John Lartey, Assembly Member for Odumase electoral area, lamented over the absence of a functioning telecommunication network, making it difficult to make calls.

He, therefore, made a passionate appeal to the government and telecommunication companies to, as a matter of urgency, extend their services to the area to pave way for development and improve upon the social and economic well-being of the people.

The Assembly Member disclosed that residents in the area had to climb trees and hills before getting access to the networks to be able to make calls and access information on the internet.

To this end, he appealed to the government to construct their roads, which were in deplorable states and impacting negatively on the local economy, as farmers and traders were stranded, and food crops left to rot on the farms.


Agriculture stands to be the mainstay of the Kwahu Afram Plains South District economy by virtue of its level of employment, which is 77.4% of the total labour force.

Agriculture is, however, divided into two major types- crop farming and animal husbandry.  The combination of these two activities gives rise to the third option – mixed farming.

According to a government survey, crop farming is the dominant agricultural activity in the District.  About 90.1% of the farmers are into crop production.  The favourable climatic conditions and the geo-physical characteristics of the area support intensive crop farming.

These and other factors, such as the availability of arable land, account for the high crop production.  Most of the food crops are grown mainly to be sold for income, and the rest to be consumed by the families. There is high potential for tree crops such as cashew and oil palm, but such crops are not being cultivated in the district.

Farming systems

There is also evidence of mixed farming, since most of the farmers growing food crops also rear livestock and poultry, either for domestic consumption or income.

Considering the farming systems, bush fallowing, which is a system whereby land is left for a period of time to regain its fertility, is being practiced by 48.5% of the farmers.

The length of the fallow period has been drastically reduced due to the growing population and the increasing demand for land for other uses. Continuous cropping is practiced by about 45.5% of the farmers.

This can result in the loss of soil fertility and adversely affect output levels if measures are not put in place to retain the soil fertility in the course of continuous cropping.  The other 6% of the farmers practice crop rotation.

Addressing the issues raised, Nana Boamah Ayiripe III urged commuters to be united and follow the customs and traditions of the land in order to achieve their set targets.

He urged herdsmen to respect the rules and regulations in order to help farmers in the area as they rear their cattle, which helps them live harmoniously with commuters in the area.

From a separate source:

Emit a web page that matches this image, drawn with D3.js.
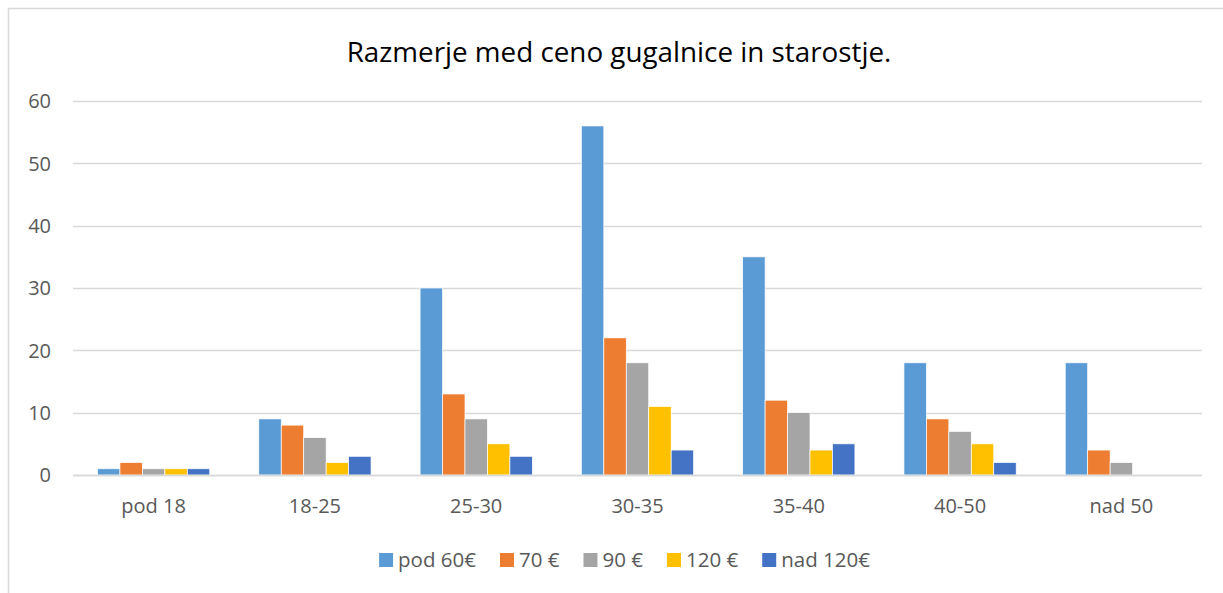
<!DOCTYPE html>
<html>
<head>
<meta charset="utf-8">
<script src="https://cdn.jsdelivr.net/npm/d3@7"></script>
<style>
  body { margin: 0; background: #fff; }
  svg text { font-family: "Open Sans", sans-serif; fill: #595959; }
</style>
</head>
<body>
<svg id="chart" width="1223" height="593"></svg>
<script>
const categories = ['pod 18', '18-25', '25-30', '30-35', '35-40', '40-50', 'nad 50'];
const seriesNames = ['pod 60€', '70 €', '90 €', '120 €', 'nad 120€'];
const pod60 = [1, 9, 30, 56, 35, 18, 18];
const eur70 = [2, 8, 13, 22, 12, 9, 4];
const eur90 = [1, 6, 9, 18, 10, 7, 2];
const eur120 = [1, 2, 5, 11, 4, 5, 0];
const nad120 = [1, 3, 3, 4, 5, 2, 0];
const yTicks = [0, 10, 20, 30, 40, 50, 60];
const colors = ['#5B9BD5', '#ED7D31', '#A5A5A5', '#FFC000', '#4472C4'];
const chartTitle = 'Razmerje med ceno gugalnice in starostje.';

const seriesValues = [pod60, eur70, eur90, eur120, nad120];

const plotLeft = 73, plotRight = 1202, plotTop = 101, plotBottom = 475;

const svg = d3.select('#chart');

// chart frame (only top and left edges are visible)
svg.append('path')
  .attr('d', 'M8.5,593 V8.5 H1223')
  .attr('fill', 'none')
  .attr('stroke', '#D9D9D9')
  .attr('stroke-width', 1.5);

svg.append('text')
  .attr('x', 619)
  .attr('y', 62)
  .attr('text-anchor', 'middle')
  .style('font-size', '27.8px')
  .style('fill', '#000')
  .text(chartTitle);

const x0 = d3.scaleBand().domain(categories).range([plotLeft, plotRight]).paddingInner(0.304).paddingOuter(0.152);
const x1 = d3.scaleBand().domain(seriesNames).range([0, x0.bandwidth()]);
const y = d3.scaleLinear().domain([0, 60]).range([plotBottom, plotTop]);

// gridlines
svg.append('g')
  .selectAll('line')
  .data(yTicks)
  .join('line')
  .attr('x1', plotLeft)
  .attr('x2', plotRight)
  .attr('y1', d => Math.round(y(d)) + 0.5)
  .attr('y2', d => Math.round(y(d)) + 0.5)
  .attr('stroke', '#D9D9D9')
  .attr('stroke-width', 1.3);

// y labels
svg.append('g')
  .selectAll('text')
  .data(yTicks)
  .join('text')
  .attr('x', 51)
  .attr('y', d => y(d))
  .attr('dy', '0.36em')
  .attr('text-anchor', 'end')
  .style('font-size', '20px')
  .text(d => d);

// bars
const groups = svg.append('g')
  .selectAll('g')
  .data(categories)
  .join('g')
  .attr('transform', d => `translate(${x0(d)},0)`);

groups.selectAll('rect')
  .data((c, i) => seriesNames.map((s, j) => ({ s, j, v: seriesValues[j][i] })))
  .join('rect')
  .filter(d => d.v > 0)
  .attr('x', d => x1(d.s))
  .attr('y', d => y(d.v))
  .attr('width', x1.bandwidth())
  .attr('height', d => y(0) - y(d.v))
  .attr('fill', d => colors[d.j])
  .attr('stroke', '#fff')
  .attr('stroke-width', 0.7);

// x axis line
svg.append('line')
  .attr('x1', plotLeft).attr('x2', plotRight)
  .attr('y1', plotBottom + 0.5).attr('y2', plotBottom + 0.5)
  .attr('stroke', '#D9D9D9')
  .attr('stroke-width', 1.3);

// category labels
svg.append('g')
  .selectAll('text')
  .data(categories)
  .join('text')
  .attr('x', d => x0(d) + x0.bandwidth() / 2)
  .attr('y', 513)
  .attr('text-anchor', 'middle')
  .style('font-size', '20px')
  .text(d => d);

// legend
const legend = svg.append('g');
const items = legend.selectAll('g')
  .data(seriesNames)
  .join('g');
items.append('rect')
  .attr('width', 14)
  .attr('height', 14)
  .attr('y', 553)
  .attr('fill', (d, i) => colors[i]);
items.append('text')
  .attr('x', 19)
  .attr('y', 567)
  .style('font-size', '20.5px')
  .text(d => d);

let pos = 0;
const offsets = [];
items.each(function () {
  offsets.push(pos);
  pos += 19 + this.querySelector('text').getComputedTextLength() + 24;
});
const total = pos - 24;
const start = 624.5 - total / 2;
items.attr('transform', (d, i) => `translate(${start + offsets[i]},0)`);
</script>
</body>
</html>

“Farming is very difficult, hence, herdsmen should try to prevent their cattle from destroying other farmers produce,” he advised them.

He assured the settlers of his readiness and commitment to bring accelerated socio-economic development to every corner of all communities, as long as he remains Kwahu Nkwatiahene.

“I’m Kwahu Nkwatiahene currently; I do everything at [the] Nkwatia Palace; I do perform Akwasidae at the Palace as well,” he said.

He promised to collaborate with the leadership of the two districts and government to ensure that basic social amenities were provided to improve the lives of the people.